Cet universalisme impérial provoque inévitablement une réaction de signe opposé, de type particulariste et fondamentaliste, qui oppose à cette immédiateté une immédiateté encore plus grande, et qui est donc encore plus à droite. Une réaction qui ne conteste pas cette fausse universalité agressive, mais l'universalité en tant que telle et toute perspective de construction du genre humain, et qui le fait précisément au nom de la particularité des peuples. Nous sommes donc confrontés à deux types de droite : à la fois la réaction particulariste et fondamentaliste des fanatiques de l'identité germanique, et l'universalisme révolutionnaire devenu agressif dans son immédiateté.

Mais ce n'était pas seulement le cas de la France et de l'Allemagne à l'époque napoléonienne, mais aussi celui de notre génération. À la fin de la guerre froide, l'universalisme libéral-démocratique triomphant de l'Occident s'est senti légitimé à considérer ses valeurs comme absolument valables et à les imposer au monde entier, ce qui a donné lieu à une agression impériale sur le plan culturel, idéologique et même militaire. Comme à l'époque napoléonienne, l'universalisme impérial a été immédiatement contré par une réaction particulariste qui - à la périphérie de l'empire mais aussi en son centre, parmi ceux qui n'ont fait que subir la gestion néolibérale de la mondialisation, comme les classes moyennes, les classes subalternes, les petits entrepreneurs - a donné naissance à une nouvelle vague de droite, à savoir les mouvements populistes et souverainistes qui contestent l'universalisme implicite des tendances dites "mondialistes" et lui opposent une revendication de la primauté de l'identité particulière immédiate des nations ou des civilisations. Une vague de droite qui, entre autres choses, a également fini par attirer dans son cercle d'hégémonie de nombreux milieux auparavant orientés à gauche qui, orphelins de toute perspective politique autonome, ne trouvent refuge que là où c'est le plus facile, à savoir dans la défense des formes plus stables d'identité et des valeurs traditionnelles menacées par le "mondialisme" et perçues comme des tranchées au moins culturelles de résistance à un monde qui change à une vitesse vertigineuse.

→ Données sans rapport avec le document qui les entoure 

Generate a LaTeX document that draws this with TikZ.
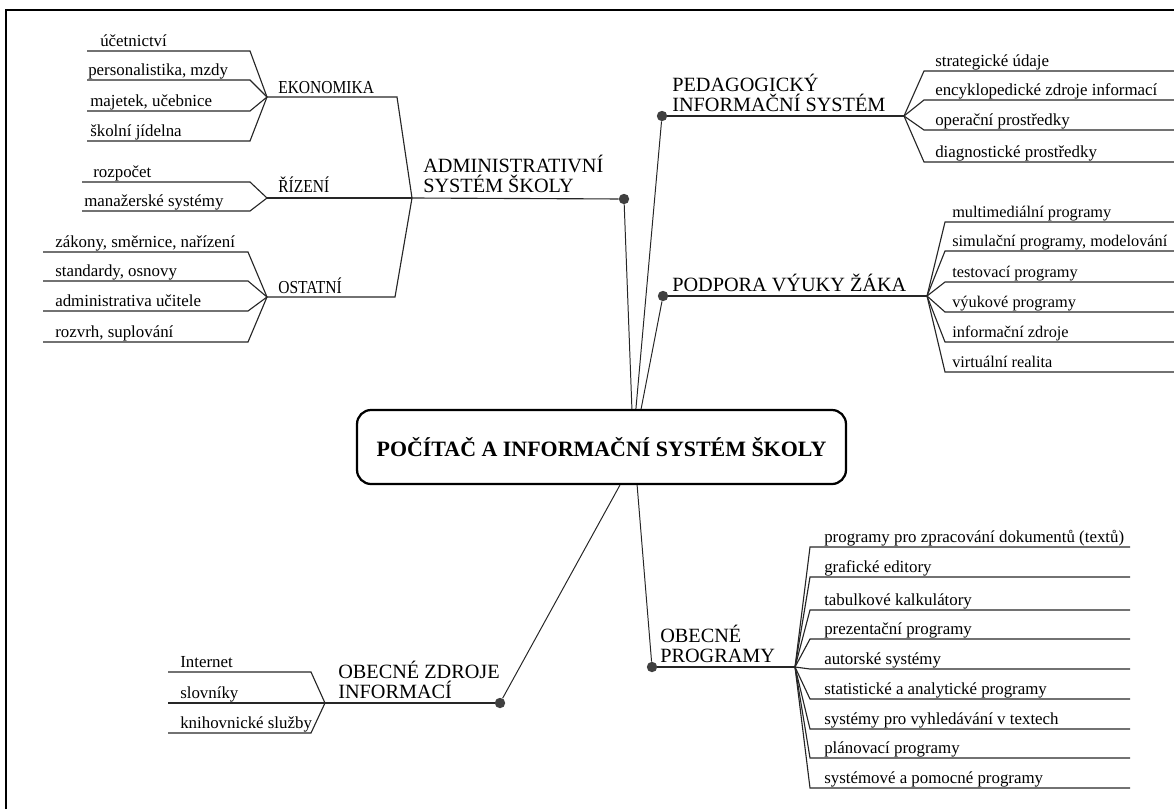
\documentclass[tikz,border=0pt]{standalone}
\usepackage{fontspec}
\setmainfont{Liberation Serif}
\newfontfamily\narrowfont[FakeStretch=0.85]{Liberation Serif}

\begin{document}
\begin{tikzpicture}[x=0.025cm, y=-0.025cm,
	twig/.style={line width=0.8pt, black!85},
	trunk/.style={line width=0.7pt, black!85},
	leaf/.style={anchor=base west, inner sep=0pt, font=\fontsize{12}{13}\selectfont},
	grouplabel/.style={anchor=base west, inner sep=0pt, font=\narrowfont\fontsize{13}{14}\selectfont},
	branchlabel/.style={anchor=south west, inner sep=0pt, align=left, font=\fontsize{14.4}{14.2}\selectfont},
	knot/.style={circle, fill=black!75, inner sep=0pt, minimum size=2.6mm},
	titlebox/.style={draw, line width=1.6pt, rounded corners=10pt, minimum width=12.22cm, minimum height=1.85cm, font=\bfseries\fontsize{15.6}{17}\selectfont}]
	\useasboundingbox (0,0) rectangle (1174,809);

	% frame
	\draw[line width=2.1pt] (6,809) -- (6,10) -- (1174,10);

	% centre
	\node[titlebox] (box) at (601.5,447) {POČÍTAČ A INFORMAČNÍ SYSTÉM ŠKOLY};

	% administrative system
	\begin{scope}
		\node[knot] (dA) at (624,199) {};
		\coordinate (jA) at (412,198);
		\node[branchlabel] (lA) at (423,193) {ADMINISTRATIVNÍ\\SYSTÉM ŠKOLY};
		\draw[twig] (jA) -- (dA);

		% economy
		\coordinate (jE) at (267,97);
		\coordinate (cE) at (397,97);
		\node[grouplabel] (lE) at (278,93) {EKONOMIKA};
		\draw[twig] (jE) -- (cE) -- (jA);
		\foreach \y/\x/\t [count=\i] in {51/100/účetnictví, 80/88/{personalistika, mzdy}, 111/90/{majetek, učebnice}, 141/90/školní jídelna} {
			\coordinate (e\i-a) at (87,\y);
			\coordinate (e\i-b) at (250,\y);
			\node[leaf] (e\i) at (\x,\y-5) {\t};
			\draw[twig] (e\i-a) -- (e\i-b) -- (jE);
		};

		% management
		\coordinate (jR) at (267,198);
		\node[grouplabel] (lR) at (278,192) {ŘÍZENÍ};
		\draw[twig] (jR) -- (jA);
		\foreach \y/\x/\t [count=\i] in {182/93/rozpočet, 211/84/manažerské systémy} {
			\coordinate (r\i-a) at (82,\y);
			\coordinate (r\i-b) at (250,\y);
			\node[leaf] (r\i) at (\x,\y-5) {\t};
			\draw[twig] (r\i-a) -- (r\i-b) -- (jR);
		};

		% other
		\coordinate (jO) at (267,297);
		\coordinate (cO) at (395,297);
		\node[grouplabel] (lO) at (278,293) {OSTATNÍ};
		\draw[twig] (jO) -- (cO) -- (jA);
		\foreach \y/\t [count=\i] in {252/{zákony, směrnice, nařízení}, 281/{standardy, osnovy}, 311/administrativa učitele, 342/{rozvrh, suplování}} {
			\coordinate (o\i-a) at (43,\y);
			\coordinate (o\i-b) at (248,\y);
			\node[leaf] (o\i) at (55,\y-5) {\t};
			\draw[twig] (o\i-a) -- (o\i-b) -- (jO);
		};
	\end{scope}

	% pedagogical system
	\begin{scope}
		\node[knot] (dP) at (662,116) {};
		\coordinate (jP) at (904,116);
		\node[branchlabel] (lP) at (672,112) {PEDAGOGICKÝ\\INFORMAČNÍ SYSTÉM};
		\draw[twig] (dP) -- (jP);
		\foreach \y/\t [count=\i] in {71/strategické údaje, 100/encyklopedické zdroje informací, 130/operační prostředky, 162/diagnostické prostředky} {
			\coordinate (p\i-a) at (924,\y);
			\coordinate (p\i-b) at (1174,\y);
			\node[leaf] (p\i) at (935,\y-5) {\t};
			\draw[twig] (jP) -- (p\i-a) -- (p\i-b);
		};
	\end{scope}

	% pupil support
	\begin{scope}[leaf/.append style={font=\fontsize{11.6}{13}\selectfont}]
		\node[knot] (dV) at (663,296) {};
		\coordinate (jV) at (927,296);
		\node[branchlabel] (lV) at (672,292) {PODPORA VÝUKY ŽÁKA};
		\draw[twig] (dV) -- (jV);
		\foreach \y/\t [count=\i] in {222/multimediální programy, 251/{simulační programy, modelování}, 282/testovací programy, 312/výukové programy, 342/informační zdroje, 372/virtuální realita} {
			\coordinate (v\i-a) at (945,\y);
			\coordinate (v\i-b) at (1174,\y);
			\node[leaf] (v\i) at (952,\y-5) {\t};
			\draw[twig] (jV) -- (v\i-a) -- (v\i-b);
		};
	\end{scope}

	% general programs
	\begin{scope}
		\node[knot] (dG) at (652,667) {};
		\coordinate (jG) at (795,667);
		\node[branchlabel] (lG) at (660,663) {OBECNÉ\\PROGRAMY};
		\draw[twig] (dG) -- (jG);
		\foreach \y/\t [count=\i] in {547/programy pro zpracování dokumentů (textů), 577/grafické editory, 610/tabulkové kalkulátory, 639/prezentační programy, 669/autorské systémy, 699/statistické a analytické programy, 729/systémy pro vyhledávání v textech, 758/plánovací programy, 788/systémové a pomocné programy} {
			\coordinate (g\i-a) at (810,\y);
			\coordinate (g\i-b) at (1130,\y);
			\node[leaf] (g\i) at (824,\y-5) {\t};
			\draw[twig] (jG) -- (g\i-a) -- (g\i-b);
		};
	\end{scope}

	% general information sources
	\begin{scope}
		\node[knot] (dZ) at (500,703) {};
		\coordinate (jZ) at (325,703);
		\node[branchlabel] (lZ) at (338,699) {OBECNÉ ZDROJE\\INFORMACÍ};
		\draw[twig] (jZ) -- (dZ);
		\foreach \y/\t [count=\i] in {672/Internet, 703/slovníky, 733/knihovnické služby} {
			\coordinate (z\i-a) at (168,\y);
			\coordinate (z\i-b) at (311,\y);
			\node[leaf] (z\i) at (180,\y-5) {\t};
			\draw[twig] (z\i-a) -- (z\i-b) -- (jZ);
		};
	\end{scope}

	% trunk
	\draw[trunk] ([xshift=0.76cm]box.north) -- (dA);
	\draw[trunk] ([xshift=0.86cm]box.north) -- (dP);
	\draw[trunk] ([xshift=0.99cm]box.north) -- (dV);
	\draw[trunk] ([xshift=0.46cm]box.south) -- (dZ);
	\draw[trunk] ([xshift=0.89cm]box.south) -- (dG);
\end{tikzpicture}
\end{document}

Nous avons donc affaire à deux droites. Mais aujourd'hui comme hier, l'alternative à la droite de l'universalisme impérial n'est pas le rejet de tout universalisme. C'est-à-dire qu'il ne s'agit pas de répondre en allant encore plus à droite vers l'intégrisme, en opposant à l'immédiateté du fanatisme libéral-démocrate une forme d'immédiateté encore pire parce que naturaliste. La réponse réside au contraire dans la construction d'un nouvel universalisme, un universalisme authentique, accompli et concret, c'est-à-dire un universalisme conscient de la totalité et qui conçoit le concept universel de l'homme et des droits de l'homme comme un résultat, comme un projet à construire dans l'histoire de manière partagée, sans imposer ses propres valeurs aux autres peuples et en partant de la reconnaissance de la coexistence des nations et de leurs particularités. Dans une voie coopérative qui part de l'idée de coexistence pacifique et coïncide avec un jeu à somme positive qui, en poursuivant l'unité du genre humain, fait également allusion au projet d'une autre mondialisation possible.